Medicare Paid Insurers Billions to Provide Little Care
The Journal’s investigation examined Medicare Advantage plans targeted to veterans. These insurers receive payments every month for providing traditional Medicare benefits to seniors. But in the cases the Journal examined, the plans didn’t have to provide much if any care because the veterans in question received many of their health treatments through the Department of Veterans Affairs.
The Journal analysis found that about one-fifth of these veterans had no — zero — use of Medicare services in 2021, compared to roughly 1 in 30 individuals enrolled in other Medicare Advantage plans who used no Medicare services. From 2018 to 2021, the VA paid $46 billion to provide care to these veterans. Medicare Advantage plans got paid nearly as much ($44 billion) over the same period, but in many cases, the plans had to provide little if any additional care.
The Medicare program does pay these Medicare Advantage plans targeted toward veterans slightly less, ostensibly to reflect the fact that veterans receive many health services from the VA. But the Journal examined one Humana plan for veterans that received 22 percent less than other Medicare Advantage plans in a given area, but whose participants had 38 percent fewer days in the hospital, and 63 percent fewer doctor visits and surgeries. In other words, even though Humana received less than other Medicare Advantage plans, it was still paid too much — which probably explains why Humana and other insurers are creating these plans targeted at veterans in the first place.
End the Waste
Fixing this issue involves one of two policies: Either Congress or the administration could tweak the funding formula to reduce payments to Medicare Advantage plans targeting veterans to reflect that they use fewer Medicare services, or Congress could authorize the VA to bill Medicare Advantage plans for medical care not directly related to a veteran’s military service.
The Journal noted that the VA does exactly that with respect to Obamacare Exchange plans, writing, “The VA collected $3.7 billion in 2024 from non-Medicare insurers from such claims, VA budget figures show.” (Most Exchange enrollees qualify for sizable federal subsidies.)
But because the original Medicare statute from 1965 did not contemplate private insurers delivering health benefits, and because Congress never authorized a change to the law, the VA lacks authority to bill Medicare Advantage insurers.
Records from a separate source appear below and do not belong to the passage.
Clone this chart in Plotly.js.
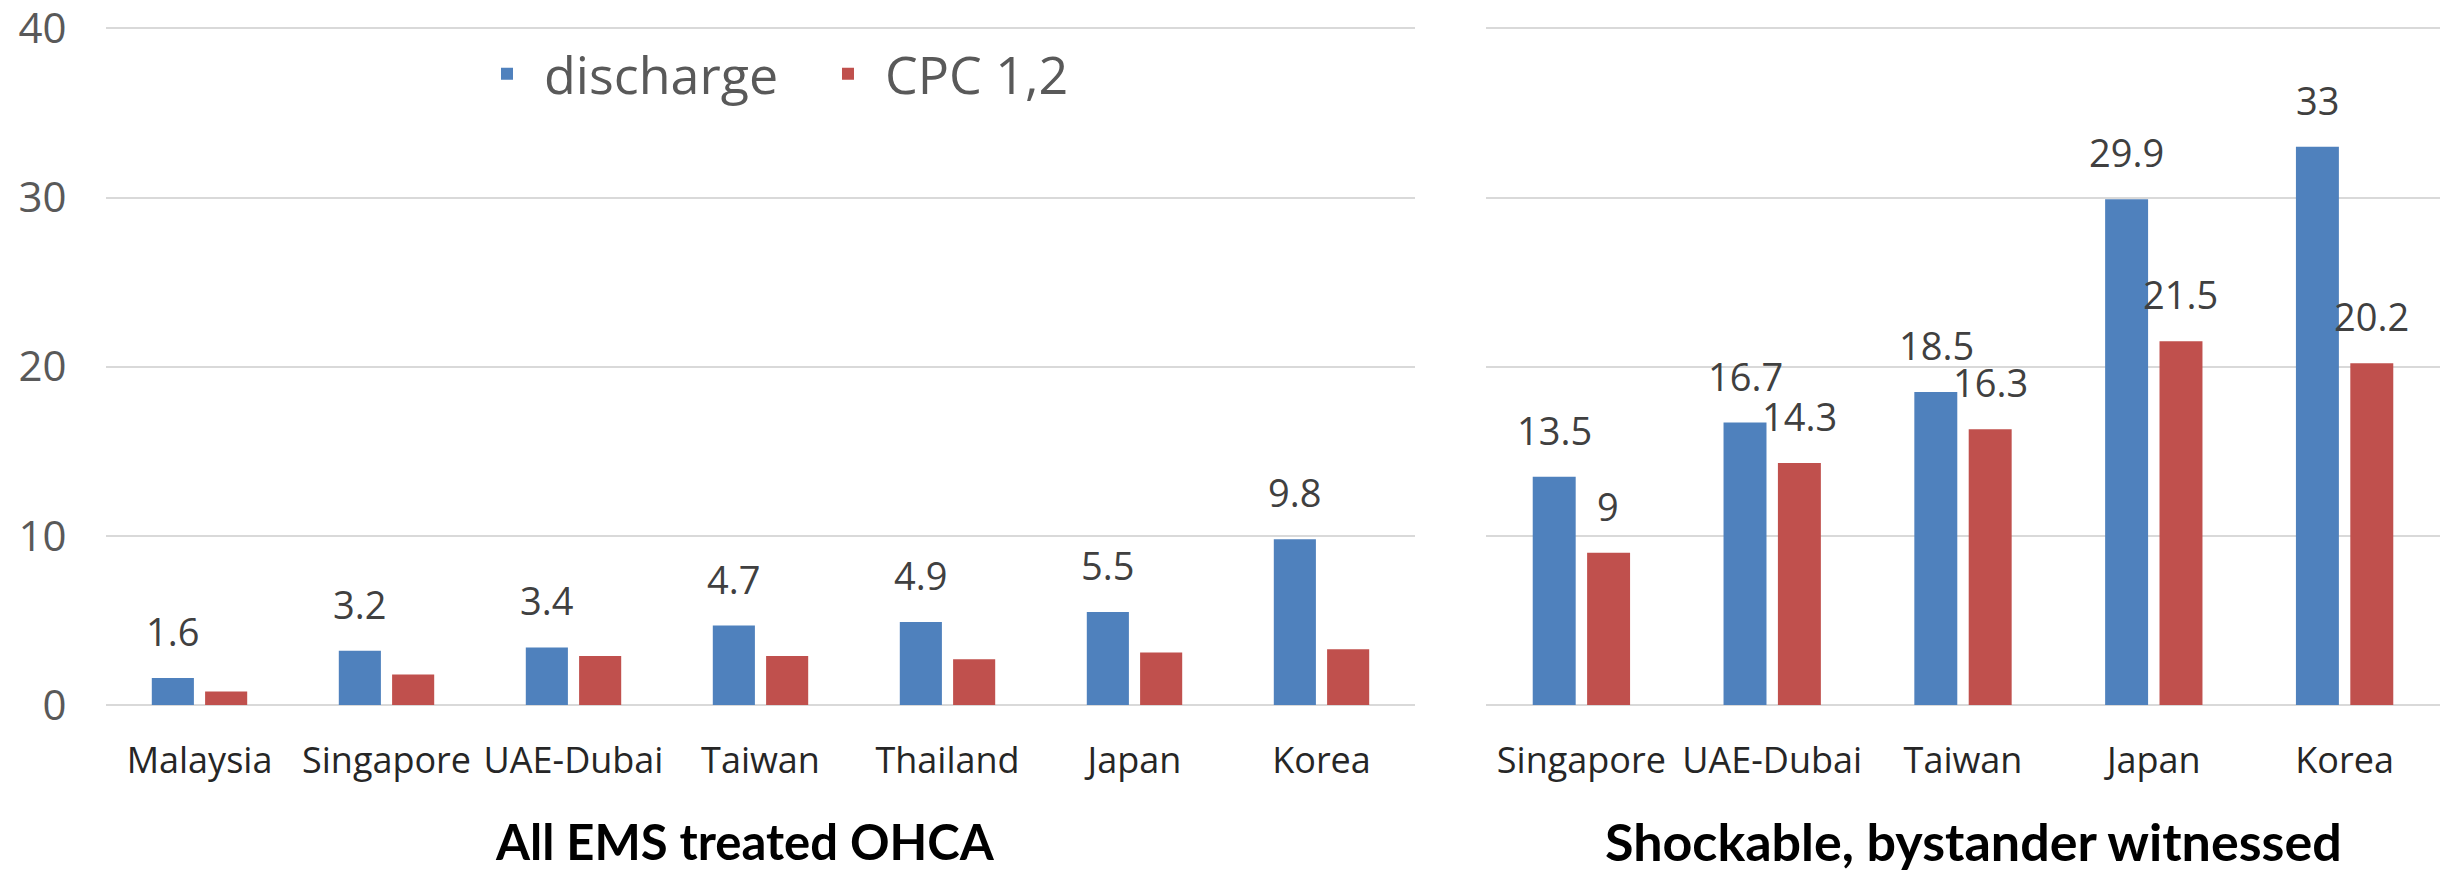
<!DOCTYPE html>
<html>
<head>
<meta charset="utf-8">
<script src="https://cdn.plot.ly/plotly-3.0.1.min.js"></script>
<style>
  html, body { margin: 0; padding: 0; background: #ffffff; }
  #chart { width: 2453px; height: 873px; }
</style>
</head>
<body>
<div id="chart"></div>
<script>
// ---- data ----
const categoriesAll = ['Malaysia', 'Singapore', 'UAE-Dubai', 'Taiwan', 'Thailand', 'Japan', 'Korea'];
const dischargeAll = [1.6, 3.2, 3.4, 4.7, 4.9, 5.5, 9.8];
const cpcAll = [0.8, 1.8, 2.9, 2.9, 2.7, 3.1, 3.3];

const categoriesShock = ['Singapore', 'UAE-Dubai', 'Taiwan', 'Japan', 'Korea'];
const dischargeShock = [13.5, 16.7, 18.5, 29.9, 33];
const cpcShock = [9, 14.3, 16.3, 21.5, 20.2];

const seriesNames = ['discharge', 'CPC 1,2'];
const panelTitles = ['All EMS treated OHCA', 'Shockable, bystander witnessed'];
const yTicks = [0, 10, 20, 30, 40];

// ---- styles ----
const BLUE = '#4F81BD';
const RED = '#C0504D';
const FONT = '"Open Sans", "Noto Sans", sans-serif';
const labelFont = { family: FONT, size: 38, color: '#404040' };

const traces = [
  {
    type: 'bar', name: seriesNames[0], legendgroup: 'd',
    x: categoriesAll, y: dischargeAll, xaxis: 'x', yaxis: 'y',
    marker: { color: BLUE }, hoverinfo: 'x+y'
  },
  {
    type: 'bar', name: seriesNames[1], legendgroup: 'c',
    x: categoriesAll, y: cpcAll, xaxis: 'x', yaxis: 'y',
    marker: { color: RED }, hoverinfo: 'x+y'
  },
  {
    type: 'bar', name: seriesNames[0], legendgroup: 'd', showlegend: false,
    x: categoriesShock, y: dischargeShock, xaxis: 'x2', yaxis: 'y2',
    marker: { color: BLUE }, hoverinfo: 'x+y'
  },
  {
    type: 'bar', name: seriesNames[1], legendgroup: 'c', showlegend: false,
    x: categoriesShock, y: cpcShock, xaxis: 'x2', yaxis: 'y2',
    marker: { color: RED }, hoverinfo: 'x+y'
  }
];

// value labels placed above bars, in data coordinates of each subplot
function valueLabels(cats, vals, xref, yref, side) {
  return cats.map((c, i) => ({
    text: String(vals[i]), x: c, y: vals[i], xref: xref, yref: yref,
    xshift: side * 27, yshift: 19,
    xanchor: 'center', yanchor: 'bottom', showarrow: false,
    font: labelFont
  }));
}

const xCommon = {
  type: 'category', showgrid: false, zeroline: false, showline: false,
  ticks: 'outside', ticklen: 24, tickcolor: 'rgba(0,0,0,0)',
  tickfont: { family: FONT, size: 36, color: '#262626' }, fixedrange: true
};
const yCommon = {
  range: [0, 40.2], autorange: false, tickvals: yTicks, showgrid: true, gridcolor: '#d9d9d9', gridwidth: 2,
  zeroline: true, zerolinecolor: '#d9d9d9', zerolinewidth: 2, showline: false, fixedrange: true
};

const layout = {
  width: 2453, height: 873,
  margin: { l: 0, r: 0, t: 25, b: 168, pad: 0 },
  paper_bgcolor: '#ffffff', plot_bgcolor: '#ffffff',
  barmode: 'group', bargap: 0.43, bargroupgap: 0.21,
  font: { family: FONT, color: '#595959' },
  showlegend: true,
  legend: {
    orientation: 'h', x: 0.1916, xanchor: 'left', y: 0.928, yanchor: 'middle',
    font: { family: FONT, size: 52, color: '#595959' },
    bgcolor: 'rgba(0,0,0,0)', itemwidth: 64, entrywidth: 262, entrywidthmode: 'pixels',
    traceorder: 'normal'
  },
  xaxis: Object.assign({}, xCommon, { domain: [106 / 2453, 1415 / 2453], anchor: 'y' }),
  xaxis2: Object.assign({}, xCommon, { domain: [1486 / 2453, 2440 / 2453], anchor: 'y2' }),
  yaxis: Object.assign({}, yCommon, {
    anchor: 'x', showticklabels: true, ticklabeloverflow: 'allow',
    ticks: 'outside', ticklen: 30, tickcolor: 'rgba(0,0,0,0)',
    tickfont: { family: FONT, size: 42, color: '#595959' }
  }),
  yaxis2: Object.assign({}, yCommon, { anchor: 'x2', showticklabels: false }),
  annotations: [].concat(
    valueLabels(categoriesAll, dischargeAll, 'x', 'y', -1),
    valueLabels(categoriesShock, dischargeShock, 'x2', 'y2', -1),
    valueLabels(categoriesShock, cpcShock, 'x2', 'y2', 1),
    [
      {
        text: panelTitles[0], xref: 'paper', yref: 'paper',
        x: 745 / 2453, y: -0.2, xanchor: 'center', yanchor: 'middle', showarrow: false,
        font: { family: 'Lato, "Liberation Sans", sans-serif', size: 49, color: '#000000', weight: 'bold' }
      },
      {
        text: panelTitles[1], xref: 'paper', yref: 'paper',
        x: 1973 / 2453, y: -0.2, xanchor: 'center', yanchor: 'middle', showarrow: false,
        font: { family: 'Lato, "Liberation Sans", sans-serif', size: 52, color: '#000000', weight: 'bold' }
      }
    ]
  )
};

Plotly.newPlot('chart', traces, layout, { displayModeBar: false, staticPlot: true });
</script>
</body>
</html>
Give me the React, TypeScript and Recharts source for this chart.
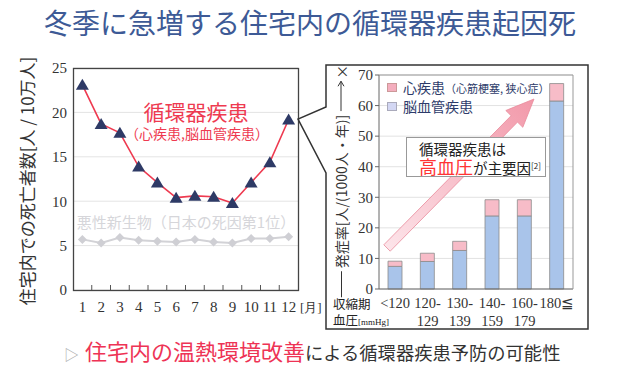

As a result, taxpayers effectively pay twice for the same care — once for the VA to deliver it and then a second time to a Medicare Advantage plan, which may not provide much actual care.
Fight the ‘Mediscare’ Demagoguery
At this point, the insurance industry would point out that all those (over-)payments to Medicare Advantage plans do provide benefits. For instance, 88 percent of Medicare Advantage plans for veterans provide those members with Medicare rebates — about $1,000 on average — compared to 11.7 percent of other MA plans.
But Medicare is already functionally insolvent — with full insolvency projected within a decade — the federal government has $36 trillion in debt, and the Department of Veterans Affairs faces both a cash crunch and shortages of medical providers given a new influx of veterans seeking treatment. Given this dynamic, is it realistic or wise to provide billions of dollars in additional payments to Medicare Advantage plans, even if some plan participants receive rebates, or things like gym memberships? The question should answer itself.
If Democrats want to defend the big insurance companies, they are free to do so. But these sorts of giveaways to insurers undermine Medicare’s solvency, not to mention that of the VA and the federal government as a whole. Trump, Musk, and Ramaswamy shouldn’t be afraid to take on these types of entrenched interests and fight to cut out the waste and the fat, even in programs like Medicare.